Unbroken, directed by Angelina Jolie is a film that takes a while to find its footing but once it does it becomes a compelling and heart filled story, though one that does miss some beats.

Angelina Jolie’s third outing in the director’s chair gives us a film that is certainly worth noticing. Unbroken is the telling of the true story of Louis Zamperini, an Olympic Athlete during the 1936 games in Germany and then after the beginning of the second world war a member of a bomber crew which saw him taking part in raids on strategic Japanese locations. Zamperini does not have an easy time in the war, with his plane crashing in the open sea and him and his surviving crewmen subsequently being captured and sent to a P.O.W camp.

In the film Louis Zamperini is played by the brilliant Jack O’Connell. O’Connell really is superb in this film, he plays Zamperini with a reserved, controlled nature about him, in Zamperini’s hardest of times O’Connell really does command the screen and your attention. What highlights this the most is when O’Connell shows those moments where his character is struggling with his situation, there aren’t many of the moments but when O’Connell lets loose it is extremely powerful to watch. However O’Connell doesn’t seem to be given enough time to show what it is he does best, at times the dialogue he has to deliver feels wonky and out of place and there are times where you are just desperate for him to be given something to do, this is never more prevalent than one particular time in the film where we follow Zamperini and his fellow crewmen as they try to survive the trouble that come with being stranded at open sea. This section is enjoyable to watch at first but begins to drag on for way too long and soon the film began to lose my attention, the longer these scenes went on the more I was begging for anyone to show up and rescue them, even if it was the enemy.

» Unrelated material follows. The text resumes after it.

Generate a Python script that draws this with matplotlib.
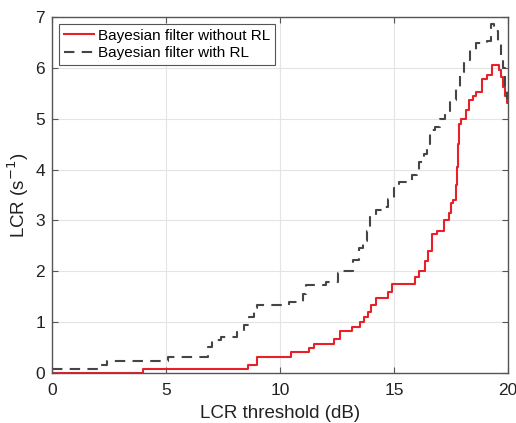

Once the film gets past the frustratingly long stranded section the film really does shine, the scenes within the P.O.W camp are definitely this films best. O’Connell really gets to stretch his acting muscles here and it is in these scenes that we meet the cold and sadistic commanding officer of the camp, Sergeant Watanabe played by Takamasa Ishihara. Like O’Connell, Ishihara is brilliant in the film, his unpredictable and cruel want to deliver punishment to our lead character really are some of the most intense and well done moments in the film. Both of these actors elevate one another and certainly keep your attention fixed on the two of them, had these scenes not been as good as they were this film would have probably not worked at all.

One of the final points I want to make about this film is the wonderful and heart-warming way in which it treats the story of Louis Zamperini. By the end of this film I was fascinated by his story and was really interested to learn more about his life and that’s probably the best thing to come from this film, it treated Mr Zamperini’s real life story with the care and respect it deserved and this film in the end did good by him and didn’t tarnish his memory.

I would certainly recommend Unbroken to people; this is a film that treats its source material well and despite its struggling start is a film that is definitely worth your time.